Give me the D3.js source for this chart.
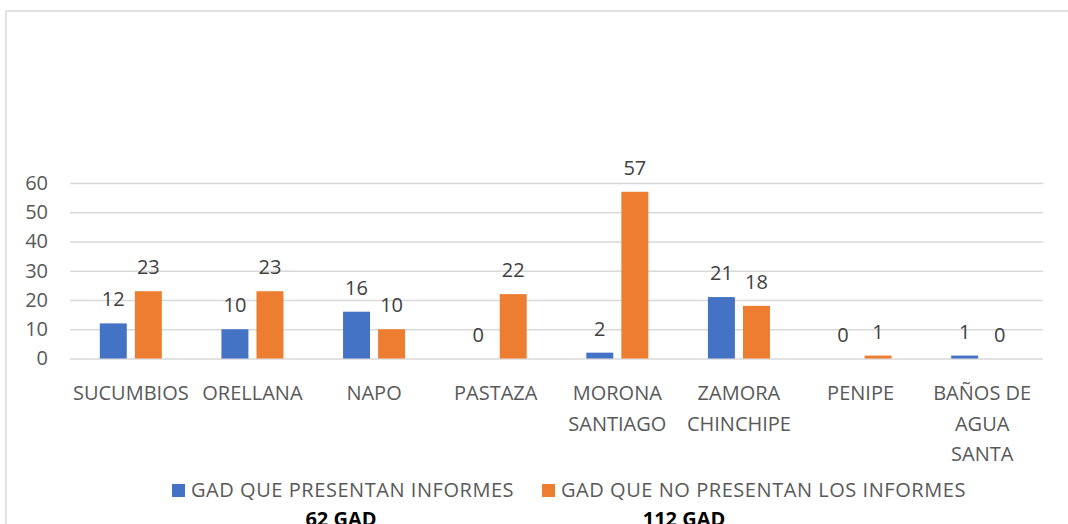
<!DOCTYPE html>
<html>
<head>
<meta charset="utf-8">
<script src="https://cdn.jsdelivr.net/npm/d3@7"></script>
<style>
  html, body { margin: 0; padding: 0; background: #fff; }
  svg { display: block; font-family: 'Open Sans', sans-serif; }
</style>
</head>
<body>
<div id="chart"></div>
<script>
// categories (multi-line labels split on '|')
const categories = ['SUCUMBIOS', 'ORELLANA', 'NAPO', 'PASTAZA', 'MORONA|SANTIAGO', 'ZAMORA|CHINCHIPE', 'PENIPE', 'BAÑOS DE|AGUA|SANTA'];
const seriesNames = ['GAD QUE PRESENTAN INFORMES', 'GAD QUE NO PRESENTAN LOS INFORMES'];
const presentan = [12, 10, 16, 0, 2, 21, 0, 1];
const noPresentan = [23, 23, 10, 22, 57, 18, 1, 0];
const yTicks = [0, 10, 20, 30, 40, 50, 60];
const totals = ['62 GAD', '112 GAD'];

const width = 1068, height = 524;
const colors = ['#4472C4', '#ED7D31'];
const margin = { top: 183, right: 25, bottom: 165.5, left: 70 };

const svg = d3.select('#chart').append('svg')
  .attr('width', width)
  .attr('height', height);

// chart frame (cut off at right / bottom)
svg.append('rect')
  .attr('x', 6).attr('y', 11)
  .attr('width', 1100).attr('height', 600)
  .attr('fill', 'none')
  .attr('stroke', '#d9d9d9')
  .attr('stroke-width', 1.5);

const x0 = d3.scaleBand()
  .domain(categories)
  .range([margin.left, width - margin.right])
  .paddingInner(0.49)
  .paddingOuter(0.245);

const x1 = d3.scaleBand()
  .domain([0, 1])
  .range([0, x0.bandwidth()])
  .paddingInner(0.23)
  .paddingOuter(0);

const y = d3.scaleLinear()
  .domain([0, 60])
  .range([height - margin.bottom, margin.top]);

// gridlines + tick labels
const yAxis = svg.append('g')
  .attr('transform', `translate(${margin.left},0)`)
  .call(d3.axisLeft(y)
    .tickValues(yTicks)
    .tickSize(-(width - margin.left - margin.right))
    .tickPadding(22));
yAxis.select('.domain').remove();
yAxis.selectAll('.tick line')
  .attr('stroke', '#d9d9d9')
  .attr('stroke-width', 1.6);
yAxis.selectAll('.tick text')
  .attr('fill', '#595959')
  .attr('font-size', '20px')
  .attr('font-family', "'Open Sans', sans-serif");

// bars
const data = categories.map((c, i) => ({ cat: c, vals: [presentan[i], noPresentan[i]] }));

const groups = svg.selectAll('.group')
  .data(data)
  .enter().append('g')
  .attr('class', 'group')
  .attr('transform', d => `translate(${x0(d.cat)},0)`);

groups.selectAll('rect')
  .data(d => d.vals.map((v, k) => ({ k, v })))
  .enter().append('rect')
  .attr('x', d => x1(d.k))
  .attr('y', d => y(d.v))
  .attr('width', x1.bandwidth())
  .attr('height', d => y(0) - y(d.v))
  .attr('fill', d => colors[d.k]);

// value labels
groups.selectAll('.value-label')
  .data(d => d.vals.map((v, k) => ({ k, v })))
  .enter().append('text')
  .attr('class', 'value-label')
  .attr('x', d => x1(d.k) + x1.bandwidth() / 2)
  .attr('y', d => y(d.v) - 17)
  .attr('text-anchor', 'middle')
  .attr('font-size', '20px')
  .attr('fill', '#404040')
  .text(d => d.v);

// category labels
svg.selectAll('.cat-label')
  .data(categories)
  .enter().append('text')
  .attr('class', 'cat-label')
  .attr('text-anchor', 'middle')
  .attr('font-size', '20px')
  .attr('fill', '#595959')
  .each(function(d) {
    const t = d3.select(this);
    d.split('|').forEach((line, i) => {
      t.append('tspan')
        .attr('x', x0(d) + x0.bandwidth() / 2)
        .attr('y', 400 + i * 30.5)
        .text(line);
    });
  });

// legend
const legendX = [172, 542];
const legend = svg.selectAll('.legend')
  .data(seriesNames)
  .enter().append('g')
  .attr('class', 'legend')
  .attr('transform', (d, i) => `translate(${legendX[i]},484)`);
legend.append('rect')
  .attr('width', 13).attr('height', 13)
  .attr('fill', (d, i) => colors[i]);
legend.append('text')
  .attr('x', 19).attr('y', 13)
  .attr('font-size', '20px')
  .attr('letter-spacing', '0.55px')
  .attr('fill', '#595959')
  .text(d => d);

// totals under the legend (cut off by the bottom edge, as in the original)
const totalX = [341, 684];
svg.selectAll('.total')
  .data(totals)
  .enter().append('text')
  .attr('class', 'total')
  .attr('x', (d, i) => totalX[i])
  .attr('y', 526)
  .attr('text-anchor', 'middle')
  .attr('font-size', '20px')
  .attr('font-weight', 'bold')
  .attr('fill', '#000')
  .text(d => d);
</script>
</body>
</html>
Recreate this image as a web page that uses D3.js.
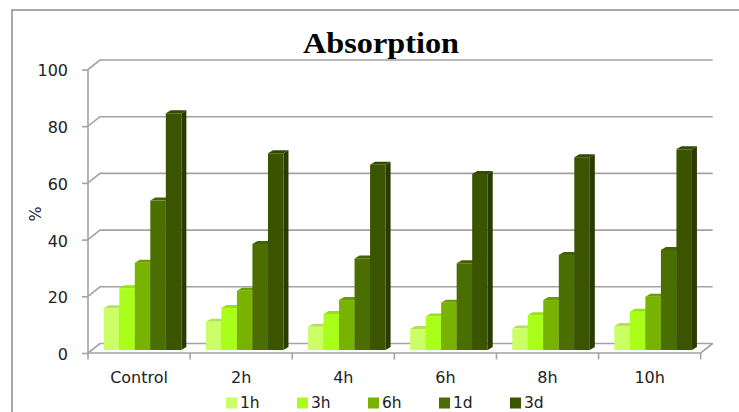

REQUEST. Pick out each line above that includes "chart" and show it.

THE REPLY.
Give me the D3.js source for this chart.
<div id="chart"></div>
const svg = d3.select('#chart').append('svg')
// chart frame (cut off at right / bottom)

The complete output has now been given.